The more interesting twist, because of its national implications, is the newly relevant question of the meaning of corporate nondiscrimination language in their HR policies. Conciliation failed in this case, but it shouldn't have, because Saks' internal policy explicitly prohibits discrimination based on gender identity. So the question is: How is it that Ms. Jamal suffered to the point of being fired and no one in the corporate headquarters put a stop to the harassment? Even more to the point, why are they still defending their actions, going so far as to state, in their recent motion to dismiss, with repeated misgendering of Ms. Jamal:

Plaintiff's discrimination and harassment claims fail to state a claim upon which relief can be granted because transsexuals are not a protected class under Title VII.

No mention of the Macy decision, and references only to pre-Macy cases or cases that don't take Macy into consideration. As attorney Weiss says:

Saks is essentially claiming that transgender people shouldn't have protection from discrimination in the workplace, and that position is ironic given that Saks has recently lauded itself for paving the way for trans equality in the workplace.

So no mention of the state of Title VII law since 2012, no recognition of the Department of Justice's position spelled out explicitly last month, no admission that their own HR policy contradicts their entire legal argument, nor any reference to a ruling in the same Southern District Court in 2008 in the Lopez case won by Lambda Legal, where the court stated that trans discrimination is sex discrimination.

For us in the LGBT community, it's even more interesting because the Human Rights Campaign (HRC) recently credited Saks in 2013 with a score of 90 out of 100 on the Corporate Equality Index (CEI), recognizing their trans-inclusive anti-discrimination policy.
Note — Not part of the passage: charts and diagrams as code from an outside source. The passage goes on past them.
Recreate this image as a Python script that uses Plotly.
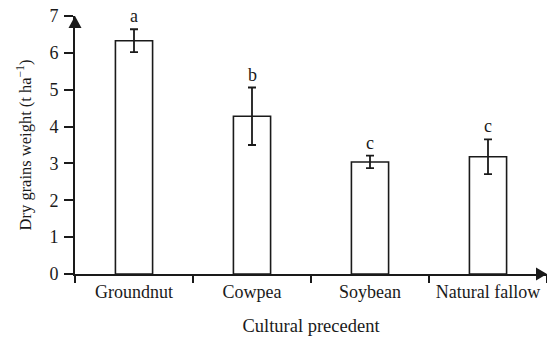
import plotly.graph_objects as go

categories = ["Groundnut", "Cowpea", "Soybean", "Natural fallow"]
means = [6.33, 4.28, 3.04, 3.18]
errors = [0.31, 0.78, 0.17, 0.47]
letters = ["a", "b", "c", "c"]
y_ticks = [0, 1, 2, 3, 4, 5, 6, 7]

FONT = "Liberation Serif, Times New Roman, serif"
INK = "#1a1a1a"

fig = go.Figure()
fig.add_trace(go.Bar(
    x=categories, y=means, width=0.315,
    marker=dict(color="white", line=dict(color=INK, width=1.6)),
    error_y=dict(type="data", array=errors, visible=True, color=INK, thickness=1.8, width=4),
    showlegend=False,
))

for c, m, e, l in zip(categories, means, errors, letters):
    fig.add_annotation(x=c, y=m + e, text=l, showarrow=False, yanchor="bottom", yshift=1,
                       font=dict(family=FONT, size=18, color=INK))

# arrow heads at the axis ends (paper refs so they are not clipped)
fig.add_shape(type="path", xref="paper", yref="paper", xsizemode="pixel", ysizemode="pixel",
              xanchor=1, yanchor=0, path="M 0 0 L -11 6.5 L -11 -6.5 Z",
              fillcolor=INK, line=dict(color=INK, width=0))
fig.add_shape(type="path", xref="paper", yref="paper", xsizemode="pixel", ysizemode="pixel",
              xanchor=0, yanchor=1, path="M 0 0 L -6.5 -12 L 6.5 -12 Z",
              fillcolor=INK, line=dict(color=INK, width=0))

fig.update_layout(
    width=547, height=337,
    margin=dict(l=75, r=0, t=16, b=63),
    paper_bgcolor="white", plot_bgcolor="white",
    font=dict(family=FONT, size=18, color=INK),
    xaxis=dict(type="category", range=[-0.5, 3.5], tickson="boundaries",
               showline=True, linecolor=INK, linewidth=2, ticks="outside", ticklen=7,
               tickwidth=2, tickcolor=INK, showgrid=False, zeroline=False,
               title=dict(text="Cultural precedent", standoff=18,
                          font=dict(family=FONT, size=18.5, color=INK)),
               tickfont=dict(family=FONT, size=18, color=INK)),
    yaxis=dict(range=[0, 7], tickvals=y_ticks, showline=True, linecolor=INK, linewidth=2,
               ticks="outside", ticklen=9, tickwidth=2, tickcolor=INK, showgrid=False,
               zeroline=False, ticklabelstandoff=2,
               title=dict(text="Dry grains weight (t ha<sup>−1</sup>)", standoff=14,
                          font=dict(family=FONT, size=16.5, color=INK)),
               tickfont=dict(family=FONT, size=18, color=INK)),
)

fig.write_html("out.html")
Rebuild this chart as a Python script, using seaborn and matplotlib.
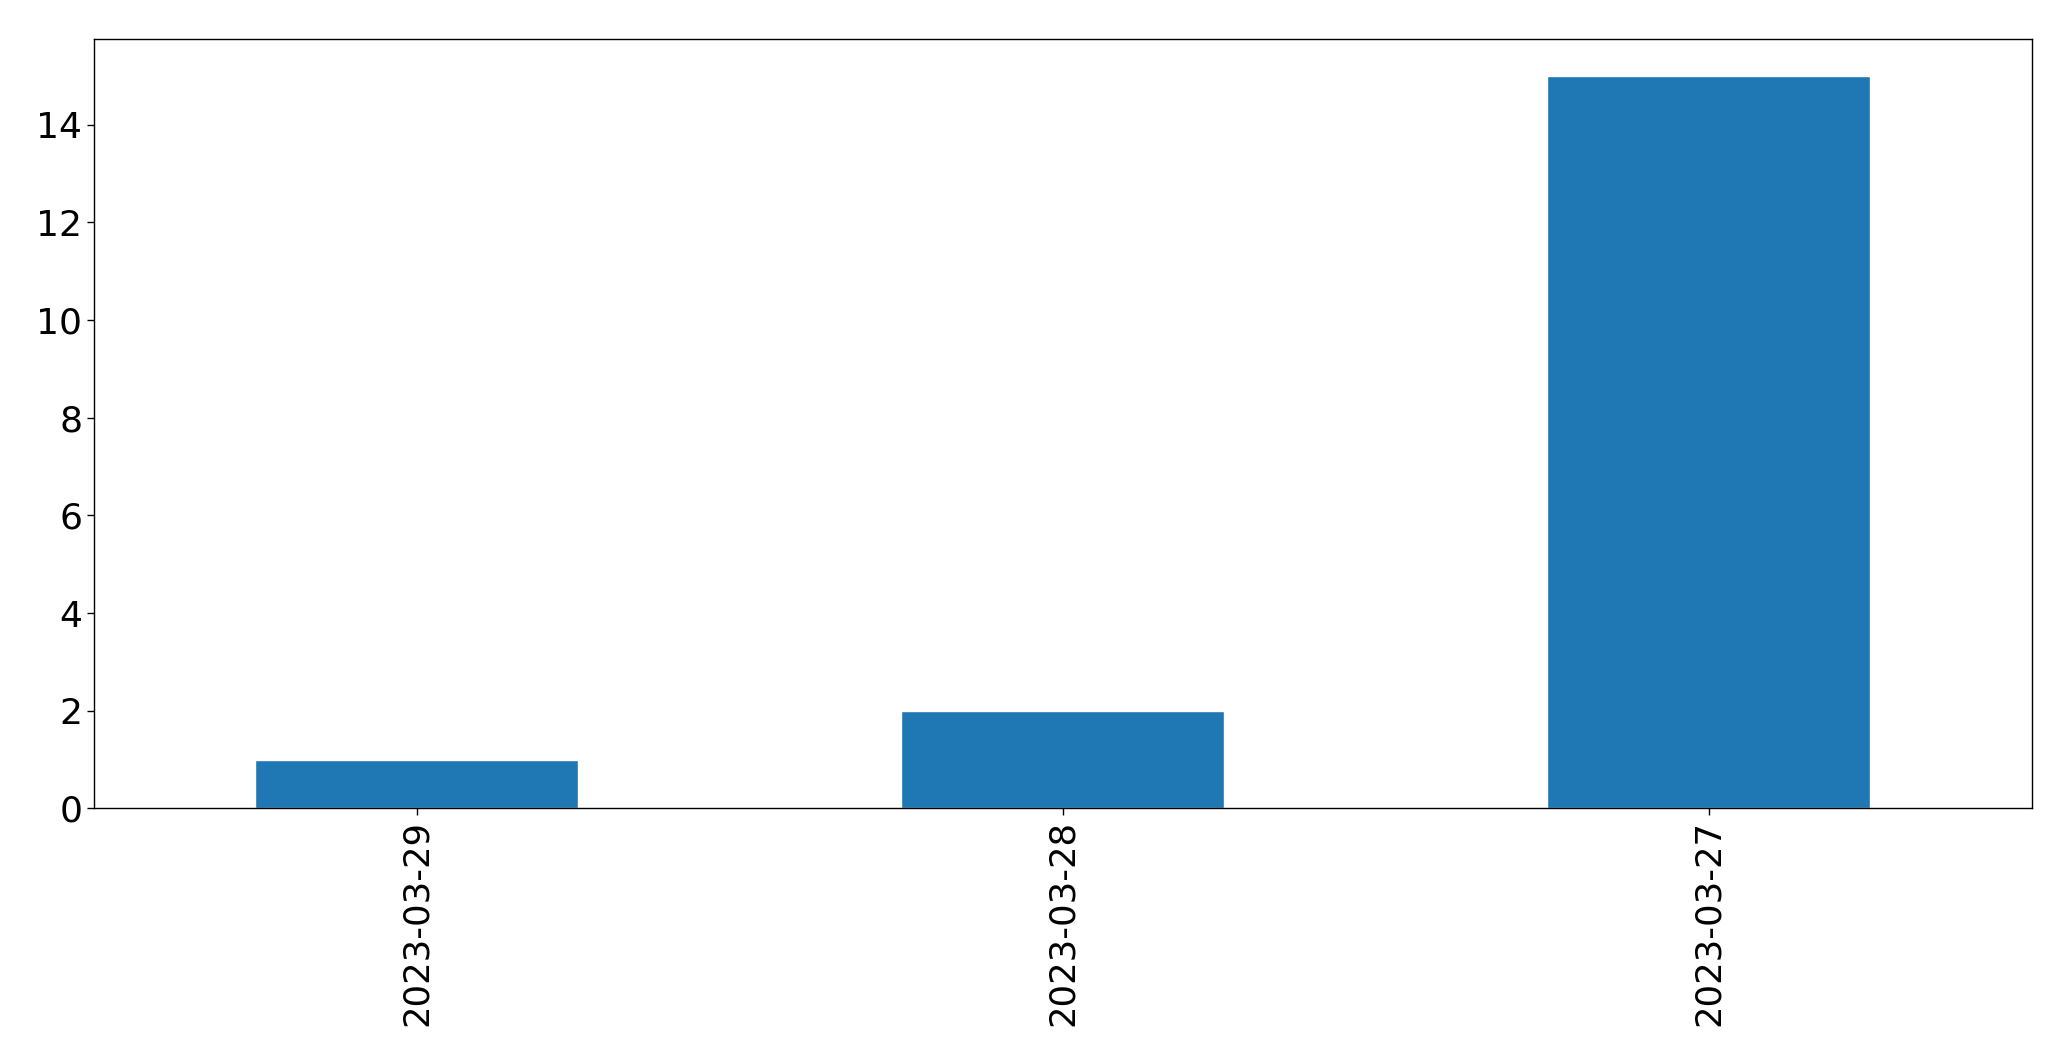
import matplotlib
matplotlib.use("Agg")
import matplotlib.pyplot as plt
import seaborn as sns
import pandas as pd

dates = ["2023-03-29", "2023-03-28", "2023-03-27"]
counts = [1, 2, 15]

df = pd.DataFrame({"date": dates, "count": counts})

sns.set_style("ticks")
plt.rcParams['font.family'] = ['DejaVu Sans']

fig = plt.figure(figsize=(20.71, 10.61), dpi=100)
ax = fig.add_axes([0.0454, 0.238, 0.981 - 0.0454, 0.963 - 0.238])
sns.barplot(data=df, x="date", y="count", color="#1f77b4", saturation=1,
            width=0.5, ax=ax, order=dates)
ax.set_xlim(-0.5, 2.5)
ax.set_ylim(0, 15.75)
ax.set_xlabel("")
ax.set_ylabel("")
ax.tick_params(axis="x", labelsize=25.5, length=4.9, width=1, colors="black")
ax.tick_params(axis="y", labelsize=26, length=4.9, width=1, colors="black")
plt.setp(ax.get_xticklabels(), rotation=90)
for s in ax.spines.values():
    s.set_visible(True)
    s.set_color("black")
    s.set_linewidth(1)
fig.savefig("out.png", dpi=100)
I hope that Deena Fidis, Director of the Workplace Project at HRC, committed as she is to full protections, reaches out to Saks, and, if necessary, that President Chad Griffin will as well. There is no rational reason that this case needs to proceed in court, and HRC's team can make that case very effectively. But if they fail, it puts the entire Corporate Equality Index under a cloud.

Finally, for the trans naysayers out there, including the lawyers who don't recognize their rights when they are spelled out for them, I will say that just because a law is on the books doesn't mean that people will not ignore it at the risk of appearing stupid or foolish. It unfortunately happens all the time. When malice is the prime motivator, reason goes out the window, regardless of the law. ENDA or the Equality Act will suffer the same attempts at nullification while we continue to educate the country about the basic humanity of all trans persons. And at the end of day, our community's blindness to the importance of Title VII is no different from that of the Saks attorneys who ignored Macy and all of the cases built upon it.